Auditoria realizada pelo TCU (Tribunal de Contas da União) revela que, em nome da massificação da internet, a política pública de telecomunicações está à mercê de leilão de frequências, como o 5G, e troca de multas por investimentos, entre outras políticas definidas pela Anatel (Agência Nacional de Telecomunicações).
Na avaliação dos técnicos do tribunal, isso ajuda a perpetuar distorções no acesso à internet, que ainda prioriza as classes mais abastadas.
O processo, relatado pelo ministro Walton Alencar, será julgado nesta quarta-feira (19). O plenário deve aprová-lo e apresentar recomendações ao Ministério das Comunicações para que elabore um planejamento estratégico integrado para resolver, de uma vez por todas, as disparidades que ainda existem nas telecomunicações mais de duas décadas após a privatização da Telebras.
Na época da privatização, a ideia era utilizar o Fust (Fundo de Universalização dos Serviços de Telecomunicações) para levar a infraestrutura de acesso aos serviços de telefonia para as áreas mais afastadas dos grandes centros urbanos e de menor potencial comercial para as operadoras.
Esse modelo foi pervertido pelo sistemático uso dos recursos recolhidos sobre o faturamento das teles (e direcionado para o Fust) para a redução do endividamento público e ajuda nas metas de superávit primário.
O resultado disso foi que a maior parte dos investimentos no setor relacionados à popularização dos serviços, especialmente a internet, ficou concentrada em compromissos de investimentos decorrentes dos leilões de frequência da telefonia celular.
Segundo o relatório do TCU, entre 2007 e 2021, a Anatel (Agência Nacional de Telecomunicações) realizou 16 leilões de frequências (avenidas no ar por onde as teles fazem trafegar seus dados) cujo valor arrecadado seria de R$ 79,8 bilhões.
No entanto, para estimular investimentos e acelerar a instalação de infraestrutura nas localidades mais afastadas, a agência —com aval do governo— trocou esse dinheiro por compromissos obrigatórios de investimento da ordem de R$ 78 bilhões (em valores corrigidos pela inflação pelos técnicos do TCU).
Para o ministro Walton Alencar, mesmo abrindo mão de tantos recursos, o país ainda patina na democratização do acesso à internet.

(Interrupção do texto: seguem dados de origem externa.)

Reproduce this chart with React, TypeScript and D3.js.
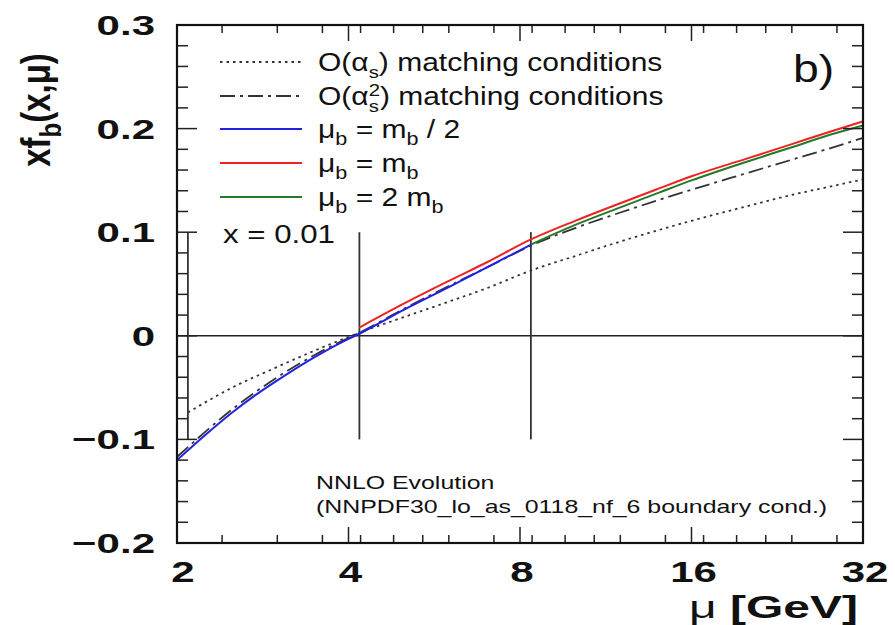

“Ainda há muita disparidade na oferta, na qualidade e no acesso à internet em banda larga entre regiões e localidades do país, bairros de uma mesma cidade e classes sociais. Nesse sentido, a política pública precisa avançar para uma maior inclusão digital da sociedade brasileira”, diz o ministro em seu relatório.
De acordo com ele, 82% dos domicílios brasileiros possuem acesso à internet, sendo que na área urbana são 83% e na área rural 71%.
Os dados revelam ainda uma desigualdade de domicílios conectados nas diferentes classes econômicas. Enquanto os domicílios da classe A estão completamente conectados (100%), apenas 61% dos domicílios das classes D e E contam com acesso à internet. Os domicílios da classe B conectados corresponderam a 98% e os da classe C, 89%.
Por regiões do país, os maiores percentuais de domicílios que não possuem acesso à internet são os das regiões Nordeste (22%) e Norte (20%).
Em relação aos Termos de Ajustamento de Conduta (TACs), o TCU também apontou a excessiva benevolência da Anatel ao permitir que as empresas trocassem multas por investimentos escolhendo até 40% das localidades onde instalariam infraestrutura ou melhorariam a capacidade de escoamento de dados.
Isso pode ter gerado duplicidade de investimentos em locais onde as empresas já vinham investindo, especialmente em grandes centros urbanos —acentuando ainda mais a disparidade de acessos e condições de serviço em regiões mais pobres.
Em seu voto, o ministro Walton Alencar deve recomendar que o Ministério das Comunicações elabore um planejamento estratégico de longo prazo para corrigir essas distorções, evitando que somente políticas regulatórias implementadas pela Anatel funcionem como fio condutor dos investimentos no setor.